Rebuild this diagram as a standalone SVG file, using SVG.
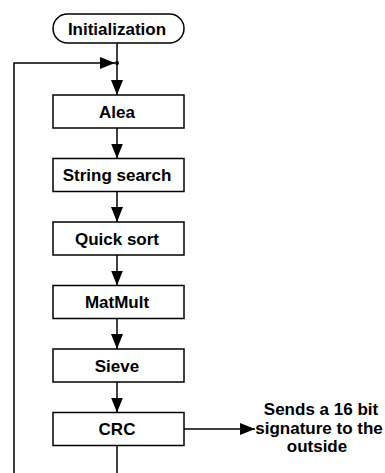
<svg xmlns="http://www.w3.org/2000/svg" width="385" height="473" viewBox="0 0 385 473">
  <style>
    .box { fill: #fff; stroke: #000; stroke-width: 1.5; }
    .lbl { font-family: "Liberation Sans", Arial, sans-serif; font-weight: bold; font-size: 17px; fill: #000; text-anchor: middle; }
    .wire { fill: none; stroke: #000; stroke-width: 1.5; }
  </style>
  <defs>
    <marker id="arrow" markerUnits="userSpaceOnUse" markerWidth="15" markerHeight="12" refX="15" refY="6" orient="auto">
      <path d="M0,0 L15,6 L0,12 Z" fill="#000"/>
    </marker>
  </defs>

  <g id="connectors">
    <line class="wire" x1="117" y1="43" x2="117" y2="95" marker-end="url(#arrow)"/>
    <polyline class="wire" points="14,473 14,63 115,63" marker-end="url(#arrow)"/>
    <circle cx="117" cy="63" r="2" fill="#000"/>
    <line class="wire" x1="117" y1="128" x2="117" y2="158.5" marker-end="url(#arrow)"/>
    <line class="wire" x1="117" y1="191.5" x2="117" y2="222" marker-end="url(#arrow)"/>
    <line class="wire" x1="117" y1="255" x2="117" y2="285.5" marker-end="url(#arrow)"/>
    <line class="wire" x1="117" y1="318.5" x2="117" y2="349" marker-end="url(#arrow)"/>
    <line class="wire" x1="117" y1="382" x2="117" y2="412.5" marker-end="url(#arrow)"/>
    <line class="wire" x1="117" y1="445.5" x2="117" y2="473"/>
    <line class="wire" x1="184" y1="429" x2="255" y2="429" marker-end="url(#arrow)"/>
  </g>

  <g id="initialization">
    <rect class="box" x="53" y="14" width="131" height="29" rx="14.5"/>
    <text class="lbl" x="117" y="34.5">Initialization</text>
  </g>
  <g id="alea">
    <rect class="box" x="53" y="95" width="131" height="33"/>
    <text class="lbl" x="117" y="117.5">Alea</text>
  </g>
  <g id="string-search">
    <rect class="box" x="53" y="158.5" width="131" height="33"/>
    <text class="lbl" x="117" y="181">String search</text>
  </g>
  <g id="quick-sort">
    <rect class="box" x="53" y="222" width="131" height="33"/>
    <text class="lbl" x="117" y="244.5">Quick sort</text>
  </g>
  <g id="matmult">
    <rect class="box" x="53" y="285.5" width="131" height="33"/>
    <text class="lbl" x="117" y="308">MatMult</text>
  </g>
  <g id="sieve">
    <rect class="box" x="53" y="349" width="131" height="33"/>
    <text class="lbl" x="117" y="371.5">Sieve</text>
  </g>
  <g id="crc">
    <rect class="box" x="53" y="412.5" width="131" height="33"/>
    <text class="lbl" x="117" y="435">CRC</text>
  </g>
  <g id="signature-note">
    <text class="lbl" x="321" y="415">Sends a 16 bit</text>
    <text class="lbl" x="319" y="433.5">signature to the</text>
    <text class="lbl" x="317" y="452">outside</text>
  </g>
</svg>
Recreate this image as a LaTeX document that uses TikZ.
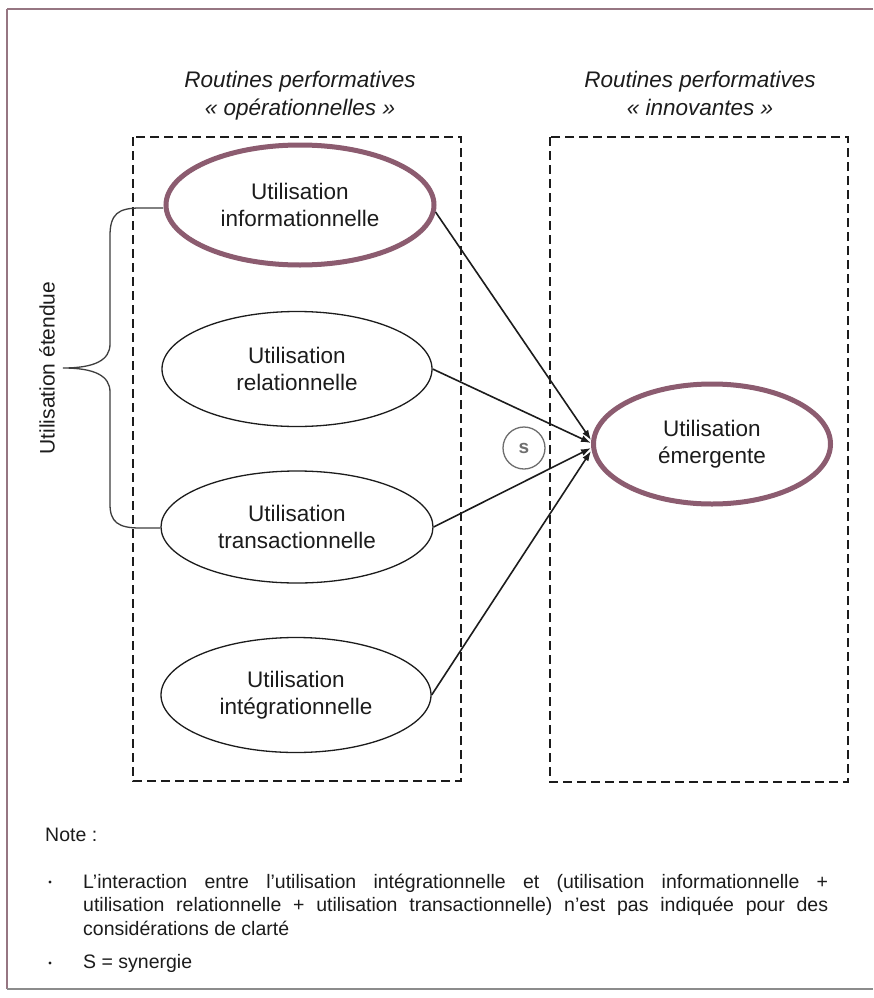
\documentclass[tikz,border=0pt]{standalone}
\usepackage{fontspec}
\setmainfont{Liberation Sans}
\usetikzlibrary{arrows.meta, shapes.geometric, calc}

\definecolor{mauve}{RGB}{140,92,112}
\definecolor{framecol}{RGB}{150,118,130}
\definecolor{ink}{RGB}{28,28,28}
\definecolor{soft}{RGB}{110,110,110}

\begin{document}
\begin{tikzpicture}[x=1pt, y=-1pt,
  usage/.style={ellipse, draw=ink, line width=1.3pt, inner sep=0pt,
    align=center, text=ink, font=\fontsize{22.5}{27}\selectfont},
  keyusage/.style={usage, draw=mauve, line width=5pt},
  title/.style={anchor=base, text=ink, inner sep=0pt,
    font=\fontsize{22.5}{27}\selectfont\itshape},
  zone/.style={draw=ink, line width=1.5pt, dash pattern=on 9pt off 5pt},
  conn/.style={draw=ink, line width=1.6pt, -{Latex[length=10pt, width=7pt]}},
  brace/.style={draw=ink!85, line width=1.3pt},
  notetext/.style={anchor=base west, inner sep=0pt, text=ink,
    font=\fontsize{19.5}{23.5}\selectfont},
  bulletdot/.style={circle, fill=ink, inner sep=0pt, minimum size=3.2pt}
]
  % page and frame
  \useasboundingbox (0,0) rectangle (873,998);
  \fill[white] (0,0) rectangle (873,998);
  \draw[framecol, line width=2pt] (7,9.5) -- (873,9.5);
  \draw[framecol, line width=2pt] (7,9.5) -- (7,989);
  \draw[black!45, line width=1.2pt] (7,989) -- (873,989);

  % column titles
  \node[title] (t1a) at (300,87)  {Routines performatives};
  \node[title] (t1b) at (300,115) {« opérationnelles »};
  \node[title] (t2a) at (700,87)  {Routines performatives};
  \node[title] (t2b) at (700,115) {« innovantes »};

  % dashed zones
  \draw[zone] (133,137) rectangle (461,781);
  \draw[zone] (550,137) rectangle (848,782);

  % usage ellipses
  \node[keyusage, minimum width=268pt, minimum height=120pt] (info) at (300,205)
    {Utilisation\\informationnelle};
  \node[usage, minimum width=270pt, minimum height=115pt] (rel) at (297,369)
    {Utilisation\\relationnelle};
  \node[usage, minimum width=272pt, minimum height=112pt] (trans) at (297,527)
    {Utilisation\\transactionnelle};
  \node[usage, minimum width=270pt, minimum height=115pt] (integ) at (296,695)
    {Utilisation\\intégrationnelle};
  \node[keyusage, minimum width=237pt, minimum height=120pt] (emg) at (712,444)
    {Utilisation\\émergente};

  % synergy marker
  \node[circle, draw=soft, line width=1.3pt, minimum size=42pt, inner sep=0pt,
        text=soft, font=\fontsize{19}{22}\selectfont\bfseries] (syn) at (524,448) {s};

  % connectors into the emergent usage
  \coordinate (e1) at ($(emg.west)+(0,-4)$);
  \coordinate (e2) at ($(emg.west)+(0,-1)$);
  \coordinate (e3) at ($(emg.west)+(0,4)$);
  \coordinate (e4) at ($(emg.west)+(0,7)$);
  \draw[conn] (info.-3) -- (e1);
  \draw[conn] (rel.east) -- (e2);
  \draw[conn] (trans.east) -- (e3);
  \draw[conn] (integ.east) -- (e4);

  % brace grouping the extended usages
  \coordinate (bt) at (163,208);
  \coordinate (bb) at (160,528);
  \coordinate (btip) at (63,368);
  \draw[brace] (bt) -- (140,208) .. controls (118,208) and (110,214) .. (110,236)
    -- (110,344) .. controls (110,360) and (95,368) .. (btip)
    .. controls (95,368) and (110,376) .. (110,392)
    -- (110,504) .. controls (110,522) and (118,528) .. (140,528) -- (bb);
  \node[rotate=90, text=ink, inner sep=0pt, font=\fontsize{21}{25}\selectfont]
    (ext) at (47,368) {Utilisation étendue};

  % notes
  \node[notetext] (note) at (45,841) {Note :};
  \node[bulletdot] (b1) at (50,882) {};
  \node[notetext, text width=745pt, align=justify] (n1) at (83,888)
    {\hyphenpenalty=10000 L’interaction entre l’utilisation intégrationnelle et (utilisation informationnelle +\linebreak
     utilisation relationnelle + utilisation transactionnelle) n’est pas indiquée pour des\linebreak
     considérations de clarté};
  \node[bulletdot] (b2) at (50,963) {};
  \node[notetext] (n2) at (83,968) {S = synergie};
\end{tikzpicture}
\end{document}
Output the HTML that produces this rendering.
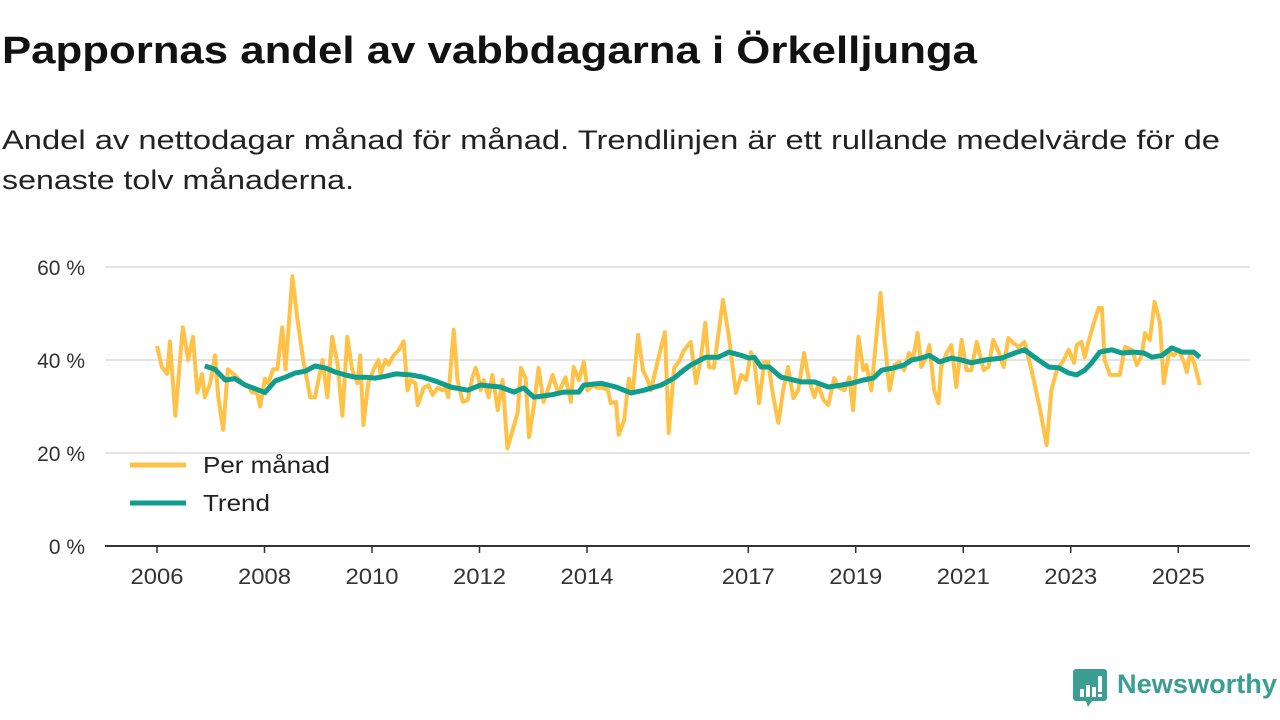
<!DOCTYPE html>
<html><head><meta charset="utf-8">
<style>
html,body{margin:0;padding:0;background:#fff;width:1280px;height:720px;overflow:hidden}
svg text{font-family:"Liberation Sans","DejaVu Sans",sans-serif}
</style></head>
<body>
<svg id="chart" width="1280" height="720" viewBox="0 0 1280 720" xmlns="http://www.w3.org/2000/svg">
<text x="2" y="63" font-size="38" font-weight="bold" fill="#111" textLength="975" lengthAdjust="spacingAndGlyphs">Pappornas andel av vabbdagarna i Örkelljunga</text>
<text x="2" y="149" font-size="27" fill="#222" textLength="1218" lengthAdjust="spacingAndGlyphs">Andel av nettodagar månad för månad. Trendlinjen är ett rullande medelvärde för de</text>
<text x="2" y="189" font-size="27" fill="#222" textLength="352" lengthAdjust="spacingAndGlyphs">senaste tolv månaderna.</text>
<g id="grid"></g>
<g id="yticks"></g>
<g id="xticks"></g>
<g id="series"></g>
<g>
<line x1="130" y1="465" x2="186" y2="465" stroke="#ffc247" stroke-width="5"/>
<text x="203" y="473" font-size="23" fill="#222" textLength="127" lengthAdjust="spacingAndGlyphs">Per månad</text>
<line x1="130" y1="503" x2="186" y2="503" stroke="#0f9d8e" stroke-width="5"/>
<text x="203" y="511" font-size="23" fill="#222" textLength="67" lengthAdjust="spacingAndGlyphs">Trend</text>
</g>
<g>
<path d="M1076 669 h28 a3 3 0 0 1 3 3 v26 a3 3 0 0 1 -3 3 h-12 l-4 6 l-2 -6 h-10 a3 3 0 0 1 -3 -3 v-26 a3 3 0 0 1 3 -3z" fill="#3a9e93"/>
<rect x="1080" y="689" width="4" height="8" fill="#fff"/>
<rect x="1086" y="685" width="4" height="12" fill="#fff"/>
<rect x="1092" y="687" width="4" height="10" fill="#fff"/>
<rect x="1098" y="676" width="4" height="16" fill="#fff"/>
<rect x="1098" y="694" width="4" height="3" fill="#fff"/>
<text x="1117" y="693" font-size="27" font-weight="bold" fill="#3a9e93" textLength="160" lengthAdjust="spacingAndGlyphs">Newsworthy</text>
</g>
</svg>
<script>
const monthDates = [2006.00,2006.09,2006.19,2006.24,2006.34,2006.48,2006.58,2006.67,2006.75,2006.84,2006.89,2006.99,
2007.08,2007.14,2007.23,2007.32,2007.42,2007.51,2007.60,2007.70,2007.77,2007.86,2007.92,
2008.01,2008.07,2008.16,2008.24,2008.33,2008.39,2008.52,2008.61,2008.72,2008.85,2008.94,
2009.08,2009.17,2009.26,2009.36,2009.45,2009.54,2009.63,2009.73,2009.78,2009.84,2009.93,
2010.03,2010.12,2010.16,2010.25,2010.31,2010.40,2010.49,2010.59,2010.66,2010.72,2010.81,2010.85,2010.96,
2011.05,2011.13,2011.22,2011.31,2011.37,2011.42,2011.52,2011.59,2011.69,2011.78,2011.87,2011.93,2011.98,
2012.02,2012.08,2012.17,2012.24,2012.34,2012.43,2012.52,2012.62,2012.71,2012.77,2012.86,2012.92,
2013.01,2013.10,2013.19,2013.27,2013.36,2013.46,2013.51,2013.60,2013.70,2013.75,2013.85,2013.94,
2014.01,2014.11,2014.20,2014.29,2014.39,2014.44,2014.54,2014.59,2014.69,2014.78,2014.85,2014.95,
2015.04,2015.13,2015.19,2015.32,2015.45,2015.52,2015.62,2015.71,2015.80,2015.93,
2016.03,2016.12,2016.20,2016.27,2016.36,2016.53,2016.64,2016.77,2016.87,2016.96,
2017.05,2017.11,2017.20,2017.30,2017.37,2017.46,2017.56,2017.65,2017.74,2017.84,2017.93,
2018.04,2018.13,2018.23,2018.30,2018.40,2018.49,2018.60,2018.69,2018.79,2018.88,2018.95,
2019.05,2019.14,2019.20,2019.29,2019.46,2019.53,2019.63,2019.72,2019.81,2019.90,2019.99,
2020.07,2020.15,2020.22,2020.31,2020.37,2020.46,2020.54,2020.59,2020.69,2020.78,2020.87,2020.97,
2021.06,2021.15,2021.25,2021.38,2021.47,2021.56,2021.66,2021.75,2021.84,2021.94,
2022.03,2022.14,2022.27,2022.42,2022.55,2022.64,2022.74,2022.87,2022.96,
2023.06,2023.11,2023.20,2023.26,2023.33,2023.43,2023.52,2023.58,2023.63,2023.73,2023.82,2023.91,
2024.01,2024.14,2024.23,2024.32,2024.38,2024.47,2024.56,2024.66,2024.73,2024.83,2024.92,
2025.01,2025.11,2025.16,2025.22,2025.31,2025.40];
const monthValues = [43,38.5,37,44,28,47,40,45,33,37,32,35,
41,32,25,38,37,36,35,34.5,33,33,30,
36,35,38,38,47,38,58,49,40,32,32,
40,32,45,39,28,45,38,35,41,26,35,
38,40,37,40,39,41,42,44,33.5,35.7,35,30.3,34,
34.6,32.5,34,33.5,34,32,46.5,35.7,31,31.4,36.3,38.3,36.3,
33.5,35.7,32,36.8,29.2,35.7,21,25,28.8,38.3,36,23.4,
30,38.3,31,33.5,36.8,33,34,36.3,31,38.5,35.7,39.6,
33.5,34.5,34,34,33.5,30.7,31,23.9,27,36,33,45.4,
37.8,35.7,33.5,40,46,24.3,38.3,39.6,42,43.9,
35,40.4,48,38.5,38.3,52.9,45,32.9,36.8,35.7,
41.7,40,30.7,39.6,39.6,32.5,26.5,33.5,38.5,31.8,33.5,
41.5,35.7,32,34.6,31.4,30.3,36.1,34,33.5,36.3,29.2,
45,37.8,38.9,33.5,54.4,45,33.5,38.9,39.6,37.8,41.5,
40.6,45.8,38.5,40.6,43.2,33.5,30.7,38.5,41.5,43.2,34.2,44.3,
37.8,37.8,43.9,37.8,38.5,44.3,41.7,38.5,44.7,43.6,
42.8,43.9,37.8,29.9,21.7,33.5,37.8,40,42.2,
39.4,43.2,43.9,40.6,43.9,48,51.2,51.2,40,36.8,36.8,36.8,
42.8,42.2,38.9,41,45.8,44.3,52.5,48,35,41.7,41,
42.2,39.4,37.4,41.5,38.9,34.6];
const trendDates = [2006.89,2007.08,2007.27,2007.45,2007.64,2007.83,2008.01,2008.20,2008.39,2008.57,2008.76,2008.94,
2009.13,2009.32,2009.50,2009.69,2009.88,2010.06,2010.25,2010.44,2010.72,2010.96,2011.22,2011.46,2011.78,
2012.02,2012.39,2012.64,2012.82,2013.01,2013.33,2013.57,2013.85,2013.94,2014.26,2014.54,2014.82,
2015.06,2015.38,2015.62,2015.80,2015.93,2016.21,2016.44,2016.64,2016.87,2017.02,2017.11,2017.24,2017.39,2017.61,2017.84,2017.99,
2018.23,2018.49,2018.73,2018.92,2019.14,2019.33,2019.48,2019.70,2019.90,2020.04,2020.22,2020.37,2020.56,2020.78,2020.97,
2021.15,2021.40,2021.71,2021.96,2022.14,2022.40,2022.59,2022.78,2022.96,2023.11,2023.26,2023.39,2023.54,2023.76,2023.95,
2024.17,2024.36,2024.51,2024.70,2024.88,2025.07,2025.29,2025.40];
const trendValues = [38.7,38,35.7,36,34.6,33.8,33,35.5,36.3,37.2,37.6,38.7,
38.3,37.4,36.8,36.3,36.3,36.1,36.5,37,36.8,36.3,35.3,34.2,33.5,
34.6,34.2,33.1,34,32,32.5,33.1,33.1,34.6,35,34.2,32.9,
33.5,34.6,36.1,37.8,38.9,40.6,40.6,41.7,41,40.4,40.6,38.5,38.5,36.3,35.7,35.3,
35.3,34.2,34.6,35,35.7,36.1,37.8,38.3,38.9,40,40.4,41,39.6,40.4,40,
39.4,40,40.4,41.5,42.2,40,38.5,38.3,37.2,36.8,37.8,39.4,41.7,42.2,41.5,
41.7,41.5,40.6,41,42.6,41.7,41.7,40.6];
const yTicks = [0,20,40,60];
const xTickYears = [2006,2008,2010,2012,2014,2017,2019,2021,2023,2025];

const NS='http://www.w3.org/2000/svg';
const xS = y => 157 + (y - 2006) * 53.75;
const yS = v => 546 - v * 4.65;
function mk(tag, attrs, parent){const e=document.createElementNS(NS,tag);for(const k in attrs)e.setAttribute(k,attrs[k]);parent.appendChild(e);return e;}
const grid=document.getElementById('grid'), yt=document.getElementById('yticks'), xt=document.getElementById('xticks'), ser=document.getElementById('series');
yTicks.forEach(v=>{
  if(v>0){const g=mk('line',{x1:105,x2:1250,y1:yS(v),y2:yS(v),stroke:'#dcdcdc','stroke-width':1.5},grid);
  
  }
  const t=mk('text',{x:85,y:yS(v)+8,'text-anchor':'end','font-size':21,fill:'#333'},yt);
  t.textContent=v+' %';
  
  
});
const ax=mk('line',{x1:105,x2:1250,y1:546,y2:546,stroke:'#333','stroke-width':2},xt);


xTickYears.forEach(y=>{
  const tk=mk('line',{x1:xS(y),x2:xS(y),y1:546,y2:553,stroke:'#333','stroke-width':1.5},xt);
  
  
  const t=mk('text',{x:xS(y),y:584,'text-anchor':'middle','font-size':22,fill:'#333',textLength:53,lengthAdjust:'spacingAndGlyphs'},xt);
  t.textContent=y;
  
  
});
function path(ds,vs){return ds.map((d,i)=>(i?'L':'M')+xS(d).toFixed(1)+' '+yS(vs[i]).toFixed(1)).join(' ');}
const p1=mk('path',{d:path(monthDates,monthValues),fill:'none',stroke:'#ffc247','stroke-width':4,'stroke-linejoin':'round'},ser);


const p2=mk('path',{d:path(trendDates,trendValues),fill:'none',stroke:'#0f9d8e','stroke-width':5,'stroke-linejoin':'round'},ser);


</script>
</body></html>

━━━━━━━━━━

Set problem -> How many of these lines contain "this"? Write only the number.

Written solution -> 3